WORK TO BE COMPLETED => Repeat every line of the data exactly, but not the pictures.

SUPPLIED INFORMATION =>
══════

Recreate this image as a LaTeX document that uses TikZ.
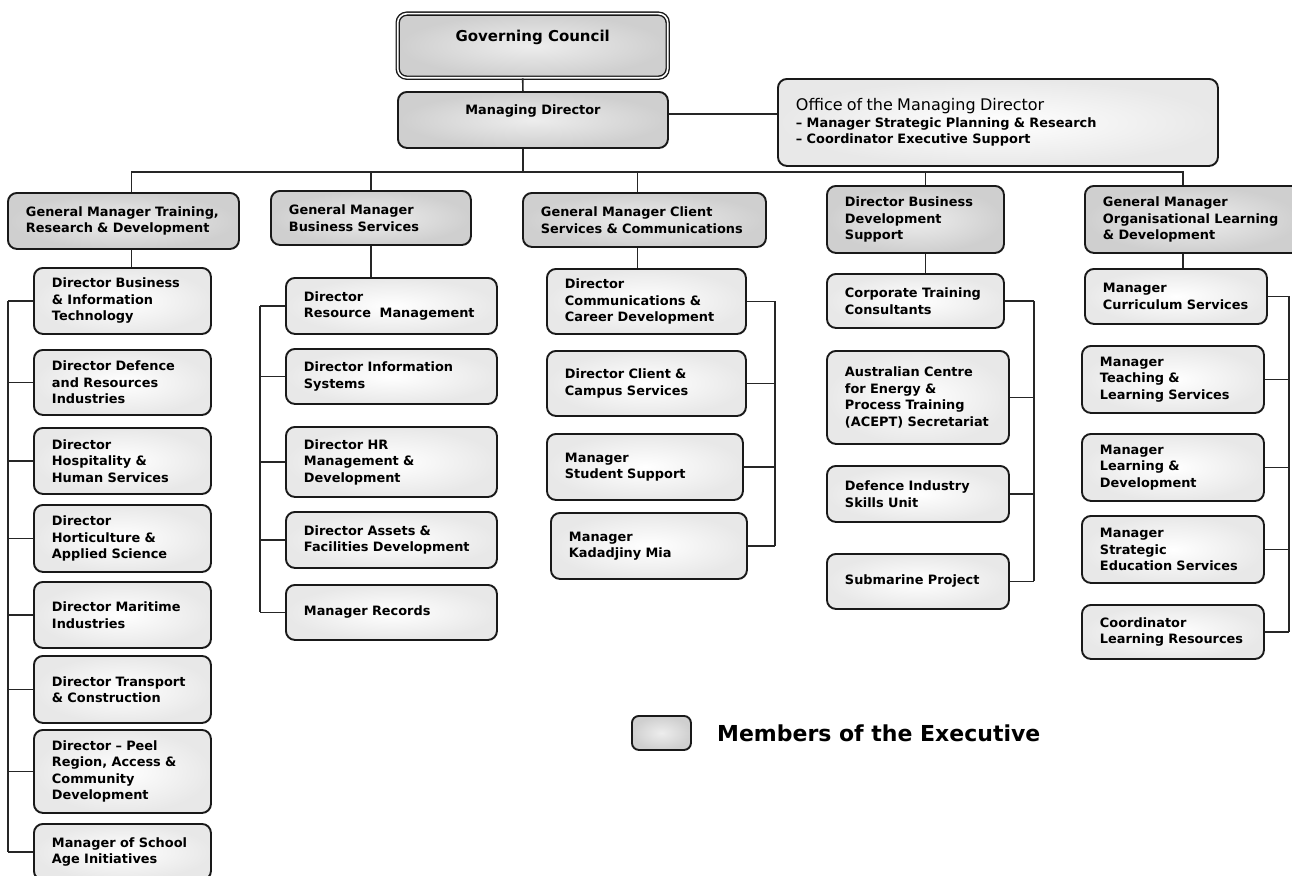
\documentclass[tikz,border=0pt]{standalone}
\usepackage{fontspec}
\setmainfont{DejaVu Sans}
\usetikzlibrary{positioning}

\newcommand\lift[1]{\rule[-#1]{0pt}{#1}}

\tikzset{
  base/.style={draw=black!90, line width=1.9pt, rounded corners=9pt,
    anchor=north west, inner xsep=18pt, inner ysep=3pt,
    font=\bfseries\fontsize{12.9}{16.5}\selectfont},
  cell/.style 2 args={base, minimum width=#1, minimum height=#2,
    text width=#1-36, execute at begin node={\rightskip=-40pt plus 1fil},
    inner color=white, outer color=black!9},
  exec/.style 2 args={cell={#1}{#2}, inner color=black!7, outer color=black!19},
  head/.style 2 args={base, minimum width=#1, minimum height=#2,
    inner color=black!7, outer color=black!19},
  link/.style={line width=1.6pt, black!85}
}

\begin{document}
\begin{tikzpicture}[x=1pt, y=-1pt]
\path[fill=white] (0,0) rectangle (1292,875);
\useasboundingbox (0,0) rectangle (1292,875);

% top of the chart
\node[head={270}{64}, double, double distance=1.6pt, line width=1.4pt,
  font=\bfseries\fontsize{15}{18}\selectfont] (gc) at (397,13) {Governing Council\lift{19pt}};
\node[head={270}{56}] (md) at (397,91) {Managing Director\lift{20pt}};
\node[cell={440}{87}] (omd) at (777,78) {{\mdseries\fontsize{16}{19}\selectfont Office of the Managing Director}\\
  – Manager Strategic Planning \& Research\\– Coordinator Executive Support};

% executive row
\node[exec={231}{56}] (gm1) at (7,192) {General Manager Training,\\Research \& Development};
\node[exec={200}{54}] (gm2) at (270,190) {General Manager\\Business Services};
\node[exec={243}{54}] (gm3) at (522,192) {General Manager Client\\Services \& Communications};
\node[exec={177}{67}] (gm4) at (826,185) {Director Business\\Development\\Support};
\node[exec={216}{67}] (gm5) at (1084,185) {General Manager\\Organisational Learning\\\& Development};

% training, research & development
\node[cell={177}{66}] (d11) at (33,267) {Director Business\\\& Information\\Technology};
\node[cell={177}{65}] (d12) at (33,349) {Director Defence\\and Resources\\Industries};
\node[cell={177}{66}] (d13) at (33,427) {Director\\Hospitality \&\\Human Services};
\node[cell={177}{67}] (d14) at (33,504) {Director\\Horticulture \&\\Applied Science};
\node[cell={177}{66}] (d15) at (33,581) {Director Maritime\\Industries};
\node[cell={177}{67}] (d16) at (33,655) {Director Transport\\\& Construction};
\node[cell={177}{83}] (d17) at (33,729) {Director – Peel\\Region, Access \&\\Community\\Development};
\node[cell={177}{56}] (d18) at (33,823) {Manager of School\\Age Initiatives};

% business services
\node[cell={211}{56}] (d21) at (285,277) {Director\\Resource~ Management};
\node[cell={211}{55}] (d22) at (285,348) {Director Information\\Systems};
\node[cell={211}{70}] (d23) at (285,426) {Director HR\\Management \&\\Development};
\node[cell={211}{56}] (d24) at (285,511) {Director Assets \&\\Facilities Development};
\node[cell={211}{55}] (d25) at (285,584) {Manager Records};

% client services & communications
\node[cell={199}{65}] (d31) at (546,268) {Director\\Communications \&\\Career Development};
\node[cell={199}{65}] (d32) at (546,350) {Director Client \&\\Campus Services};
\node[cell={196}{66}] (d33) at (546,433) {Manager\\Student Support};
\node[cell={196}{66}] (d34) at (550,512) {Manager\\Kadadjiny Mia};

% business development support
\node[cell={177}{54}] (d41) at (826,273) {Corporate Training\\Consultants};
\node[cell={182}{93}] (d42) at (826,350) {Australian Centre\\for Energy \&\\Process Training\\(ACEPT) Secretariat};
\node[cell={182}{56}] (d43) at (826,465) {Defence Industry\\Skills Unit};
\node[cell={182}{55}] (d44) at (826,553) {Submarine Project};

% organisational learning & development
\node[cell={182}{55}] (d51) at (1084,268) {Manager\\Curriculum Services};
\node[cell={182}{67}] (d52) at (1081,345) {Manager\\Teaching \&\\Learning Services};
\node[cell={182}{67}] (d53) at (1081,433) {Manager\\Learning \&\\Development};
\node[cell={182}{67}] (d54) at (1081,515) {Manager\\Strategic\\Education Services};
\node[cell={182}{54}] (d55) at (1081,604) {Coordinator\\Learning Resources};

% legend
\node[exec={59}{34}, rounded corners=7pt] (leg) at (631,715) {};
\node[right=22pt of leg, inner sep=3pt, font=\bfseries\fontsize{22}{26}\selectfont] (legtext) {Members of the Executive};

% connectors
\coordinate (bus) at (0,172);
\draw[link] ([xshift=-10]gc.south) -- ([xshift=-10]md.north);
\draw[link] ([yshift=6]md.east) -- ([yshift=6]md.east -| omd.west);
\draw[link] ([xshift=-10]md.south) -- ([xshift=-10]md.south |- bus);
\draw[link] ([xshift=8]gm1.north) |- ([xshift=-10]gm5.north |- bus) -- ([xshift=-10]gm5.north);
\draw[link] (gm2.north) -- (gm2.north |- bus);
\draw[link] ([xshift=-7]gm3.north) -- ([xshift=-7]gm3.north |- bus);
\draw[link] ([xshift=10]gm4.north) -- ([xshift=10]gm4.north |- bus);

\draw[link] ([xshift=8]gm1.south) -- ([xshift=8]gm1.south |- d11.north);
\draw[link] (gm2.south) -- (gm2.south |- d21.north);
\draw[link] ([xshift=-7]gm3.south) -- ([xshift=-7]gm3.south |- d31.north);
\draw[link] ([xshift=10]gm4.south) -- ([xshift=10]gm4.south |- d41.north);
\draw[link] ([xshift=-10]gm5.south) -- ([xshift=-10]gm5.south |- d51.north);

\coordinate (c1) at (8,0);
\coordinate (c2) at (260,0);
\coordinate (c3) at (775,0);
\coordinate (c4) at (1034,0);
\coordinate (c5) at (1289,0);
\draw[link] (d11.west -| c1) -- (d18.west -| c1);
\foreach \n in {d11,d12,d13,d14,d15,d16,d17,d18}
  \draw[link] (\n.west) -- (\n.west -| c1);
\draw[link] (d21.west -| c2) -- (d25.west -| c2);
\foreach \n in {d21,d22,d23,d24,d25}
  \draw[link] (\n.west) -- (\n.west -| c2);
\draw[link] (d31.east -| c3) -- (d34.east -| c3);
\foreach \n in {d31,d32,d33,d34}
  \draw[link] (\n.east) -- (\n.east -| c3);
\draw[link] (d41.east -| c4) -- (d44.east -| c4);
\foreach \n in {d41,d42,d43,d44}
  \draw[link] (\n.east) -- (\n.east -| c4);
\draw[link] (d51.east -| c5) -- (d55.east -| c5);
\foreach \n in {d51,d52,d53,d54,d55}
  \draw[link] (\n.east) -- (\n.east -| c5);
\end{tikzpicture}
\end{document}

══════

FULL SOLUTION =>
Recreate this image as a LaTeX document that uses TikZ.
\documentclass[tikz,border=0pt]{standalone}
\usepackage{fontspec}
\setmainfont{DejaVu Sans}
\usetikzlibrary{positioning}

\newcommand\lift[1]{\rule[-#1]{0pt}{#1}}

\tikzset{
  base/.style={draw=black!90, line width=1.9pt, rounded corners=9pt,
    anchor=north west, inner xsep=18pt, inner ysep=3pt,
    font=\bfseries\fontsize{12.9}{16.5}\selectfont},
  cell/.style 2 args={base, minimum width=#1, minimum height=#2,
    text width=#1-36, execute at begin node={\rightskip=-40pt plus 1fil},
    inner color=white, outer color=black!9},
  exec/.style 2 args={cell={#1}{#2}, inner color=black!7, outer color=black!19},
  head/.style 2 args={base, minimum width=#1, minimum height=#2,
    inner color=black!7, outer color=black!19},
  link/.style={line width=1.6pt, black!85}
}

\begin{document}
\begin{tikzpicture}[x=1pt, y=-1pt]
\path[fill=white] (0,0) rectangle (1292,875);
\useasboundingbox (0,0) rectangle (1292,875);

% top of the chart
\node[head={270}{64}, double, double distance=1.6pt, line width=1.4pt,
  font=\bfseries\fontsize{15}{18}\selectfont] (gc) at (397,13) {Governing Council\lift{19pt}};
\node[head={270}{56}] (md) at (397,91) {Managing Director\lift{20pt}};
\node[cell={440}{87}] (omd) at (777,78) {{\mdseries\fontsize{16}{19}\selectfont Office of the Managing Director}\\
  – Manager Strategic Planning \& Research\\– Coordinator Executive Support};

% executive row
\node[exec={231}{56}] (gm1) at (7,192) {General Manager Training,\\Research \& Development};
\node[exec={200}{54}] (gm2) at (270,190) {General Manager\\Business Services};
\node[exec={243}{54}] (gm3) at (522,192) {General Manager Client\\Services \& Communications};
\node[exec={177}{67}] (gm4) at (826,185) {Director Business\\Development\\Support};
\node[exec={216}{67}] (gm5) at (1084,185) {General Manager\\Organisational Learning\\\& Development};

% training, research & development
\node[cell={177}{66}] (d11) at (33,267) {Director Business\\\& Information\\Technology};
\node[cell={177}{65}] (d12) at (33,349) {Director Defence\\and Resources\\Industries};
\node[cell={177}{66}] (d13) at (33,427) {Director\\Hospitality \&\\Human Services};
\node[cell={177}{67}] (d14) at (33,504) {Director\\Horticulture \&\\Applied Science};
\node[cell={177}{66}] (d15) at (33,581) {Director Maritime\\Industries};
\node[cell={177}{67}] (d16) at (33,655) {Director Transport\\\& Construction};
\node[cell={177}{83}] (d17) at (33,729) {Director – Peel\\Region, Access \&\\Community\\Development};
\node[cell={177}{56}] (d18) at (33,823) {Manager of School\\Age Initiatives};

% business services
\node[cell={211}{56}] (d21) at (285,277) {Director\\Resource~ Management};
\node[cell={211}{55}] (d22) at (285,348) {Director Information\\Systems};
\node[cell={211}{70}] (d23) at (285,426) {Director HR\\Management \&\\Development};
\node[cell={211}{56}] (d24) at (285,511) {Director Assets \&\\Facilities Development};
\node[cell={211}{55}] (d25) at (285,584) {Manager Records};

% client services & communications
\node[cell={199}{65}] (d31) at (546,268) {Director\\Communications \&\\Career Development};
\node[cell={199}{65}] (d32) at (546,350) {Director Client \&\\Campus Services};
\node[cell={196}{66}] (d33) at (546,433) {Manager\\Student Support};
\node[cell={196}{66}] (d34) at (550,512) {Manager\\Kadadjiny Mia};

% business development support
\node[cell={177}{54}] (d41) at (826,273) {Corporate Training\\Consultants};
\node[cell={182}{93}] (d42) at (826,350) {Australian Centre\\for Energy \&\\Process Training\\(ACEPT) Secretariat};
\node[cell={182}{56}] (d43) at (826,465) {Defence Industry\\Skills Unit};
\node[cell={182}{55}] (d44) at (826,553) {Submarine Project};

% organisational learning & development
\node[cell={182}{55}] (d51) at (1084,268) {Manager\\Curriculum Services};
\node[cell={182}{67}] (d52) at (1081,345) {Manager\\Teaching \&\\Learning Services};
\node[cell={182}{67}] (d53) at (1081,433) {Manager\\Learning \&\\Development};
\node[cell={182}{67}] (d54) at (1081,515) {Manager\\Strategic\\Education Services};
\node[cell={182}{54}] (d55) at (1081,604) {Coordinator\\Learning Resources};

% legend
\node[exec={59}{34}, rounded corners=7pt] (leg) at (631,715) {};
\node[right=22pt of leg, inner sep=3pt, font=\bfseries\fontsize{22}{26}\selectfont] (legtext) {Members of the Executive};

% connectors
\coordinate (bus) at (0,172);
\draw[link] ([xshift=-10]gc.south) -- ([xshift=-10]md.north);
\draw[link] ([yshift=6]md.east) -- ([yshift=6]md.east -| omd.west);
\draw[link] ([xshift=-10]md.south) -- ([xshift=-10]md.south |- bus);
\draw[link] ([xshift=8]gm1.north) |- ([xshift=-10]gm5.north |- bus) -- ([xshift=-10]gm5.north);
\draw[link] (gm2.north) -- (gm2.north |- bus);
\draw[link] ([xshift=-7]gm3.north) -- ([xshift=-7]gm3.north |- bus);
\draw[link] ([xshift=10]gm4.north) -- ([xshift=10]gm4.north |- bus);

\draw[link] ([xshift=8]gm1.south) -- ([xshift=8]gm1.south |- d11.north);
\draw[link] (gm2.south) -- (gm2.south |- d21.north);
\draw[link] ([xshift=-7]gm3.south) -- ([xshift=-7]gm3.south |- d31.north);
\draw[link] ([xshift=10]gm4.south) -- ([xshift=10]gm4.south |- d41.north);
\draw[link] ([xshift=-10]gm5.south) -- ([xshift=-10]gm5.south |- d51.north);

\coordinate (c1) at (8,0);
\coordinate (c2) at (260,0);
\coordinate (c3) at (775,0);
\coordinate (c4) at (1034,0);
\coordinate (c5) at (1289,0);
\draw[link] (d11.west -| c1) -- (d18.west -| c1);
\foreach \n in {d11,d12,d13,d14,d15,d16,d17,d18}
  \draw[link] (\n.west) -- (\n.west -| c1);
\draw[link] (d21.west -| c2) -- (d25.west -| c2);
\foreach \n in {d21,d22,d23,d24,d25}
  \draw[link] (\n.west) -- (\n.west -| c2);
\draw[link] (d31.east -| c3) -- (d34.east -| c3);
\foreach \n in {d31,d32,d33,d34}
  \draw[link] (\n.east) -- (\n.east -| c3);
\draw[link] (d41.east -| c4) -- (d44.east -| c4);
\foreach \n in {d41,d42,d43,d44}
  \draw[link] (\n.east) -- (\n.east -| c4);
\draw[link] (d51.east -| c5) -- (d55.east -| c5);
\foreach \n in {d51,d52,d53,d54,d55}
  \draw[link] (\n.east) -- (\n.east -| c5);
\end{tikzpicture}
\end{document}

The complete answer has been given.